The MSCI Asia Pacific Index dropped 0.3 per cent to 138.50 as of 9:10 am in Tokyo. The gauge is set for its second week of declines, its longest weekly losing streak since June.
Japan's Topix index lost 0.6 per cent as the yen traded at 100.51 to the US dollar. A rally in equities lost steam this month as investors pulled back risk before a speech by Ms Yellen that may provide clues on when the world's largest economy will raise interest rates.
Odds that the Fed will boost rates in September has jumped to 32 per cent from 18 per cent at the end of July, while traders are betting there's a 57 per cent chance of tightening in December.
"Its a wait and see holding pattern now," said Chris Green, the Auckland-based director of economics and strategy at First NZ Capital Group Ltd.
"In some ways, markets may be disappointed if they are looking for clarity for the rate decision. The usual modus operandi would be not to comment explicitly."
South Korea's Kospi Index fell 0.6 per cent. Australia's S&P/ASX 200 Index dropped 0.5 per cent. New Zealand's S&P/NZX 50 Index slipped 0.1 per cent. Markets in China and Hong Kong have yet to start trading.
Futures on the China A50 Index added 0.2 per cent in their most recent trading, while contracts on Hong Kong's Hang Seng Index climbed 0.3 per cent. Chinese shares dropped on Thursday, led by property companies. Beijing and Tianjin are said to be joining Shanghai with new measures to rein in housing prices, according to people familiar with the matter.
Futures on the S&P 500 Index were little changed.
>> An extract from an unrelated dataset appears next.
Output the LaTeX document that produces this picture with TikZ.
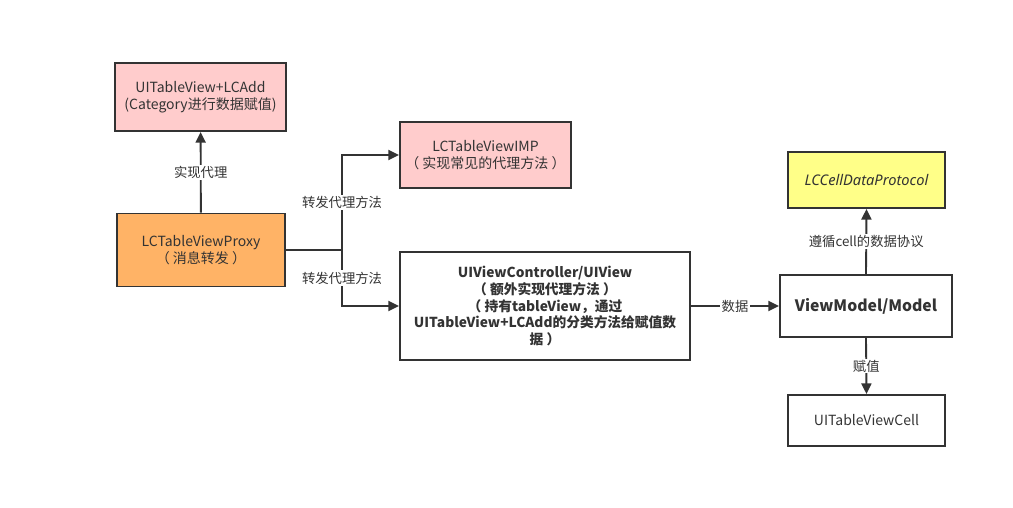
\documentclass[tikz,border=0pt]{standalone}
\usepackage{fontspec}
\setmainfont{Noto Sans CJK SC}
\newfontfamily\protofont{Noto Sans}
\usetikzlibrary{arrows.meta}
\definecolor{linegray}{HTML}{333333}
\definecolor{pinkbox}{HTML}{FFCCCC}
\definecolor{orangebox}{HTML}{FFB366}
\definecolor{yellowbox}{HTML}{FFFF88}
\begin{document}
\begin{tikzpicture}[x=0.75pt, y=-0.75pt, >={Triangle[length=8pt,width=7.5pt]},
    box/.style={draw=linegray, line width=1.4pt, align=center, text=linegray,
        font=\fontsize{10.5}{12.3}\selectfont, inner sep=0pt},
    link/.style={draw=linegray, line width=1.4pt},
    tag/.style={fill=white, text=linegray, inner sep=1pt, font=\fontsize{10}{12}\selectfont}]
    \useasboundingbox (0,0) rectangle (1013,507);

    \node[box, fill=pinkbox, minimum width=171*0.75pt, minimum height=68*0.75pt] (lcadd) at (200.5,97)
        {UITableView+LCAdd\\(Category进行数据赋值)};
    \node[box, fill=orangebox, minimum width=168*0.75pt, minimum height=73*0.75pt] (proxy) at (201,250)
        {LCTableViewProxy\\（ 消息转发 ）};
    \node[box, fill=pinkbox, minimum width=171*0.75pt, minimum height=66*0.75pt] (imp) at (485.5,155)
        {LCTableViewIMP\\（ 实现常见的代理方法 ）};
    \node[box, font=\fontsize{10.3}{12.4}\selectfont\bfseries, minimum width=290*0.75pt, minimum height=108*0.75pt] (vc) at (545,306)
        {UIViewController/UIView\\（ 额外实现代理方法 ）\\（ 持有tableView，通过\\UITableView+LCAdd的分类方法给赋值数\\据 ）};
    \node[box, fill=yellowbox, font=\fontsize{11}{13}\selectfont\protofont\itshape, minimum width=157*0.75pt, minimum height=56*0.75pt] (proto) at (866.5,180)
        {LCCellDataProtocol};
    \node[box, font=\fontsize{11.8}{14}\selectfont\bfseries, minimum width=172*0.75pt, minimum height=62*0.75pt] (model) at (866,306)
        {ViewModel/Model};
    \node[box, minimum width=157*0.75pt, minimum height=51*0.75pt] (cell) at (866.5,420.5)
        {UITableViewCell};

    % proxy -> category
    \draw[link, ->] (proxy) -- node[tag] {实现代理} (lcadd);

    % forwarding branch
    \coordinate (fork) at (342,250);
    \draw[link] (proxy.east) -- (fork);
    \draw[link, ->] (fork) |- node[tag, pos=0.25] {转发代理方法} (imp.west);
    \draw[link, ->] (fork) |- node[tag, pos=0.25] {转发代理方法} (vc.west);

    % data flow
    \draw[link, ->] (vc.east) -- node[tag] {数据} (model.west);
    \draw[link, ->] (model.north) -- node[tag] {遵循cell的数据协议} (proto.south);
    \draw[link, ->] (model.south) -- node[tag] {赋值} (cell.north);
\end{tikzpicture}
\end{document}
The US equity benchmark index slumped to a three-week low, led by declines in drugmakers.
West Texas Intermediate crude rose 1.2 per cent on Thursday after a report that Iran's oil minister Bijan Namdar Zanganeh will participate in an informal gathering of Opec members next month in Algiers. Saudi Arabia's energy minister Khalid Al-Falih said an oil-output freeze would be "positive," while ruling out a production cut.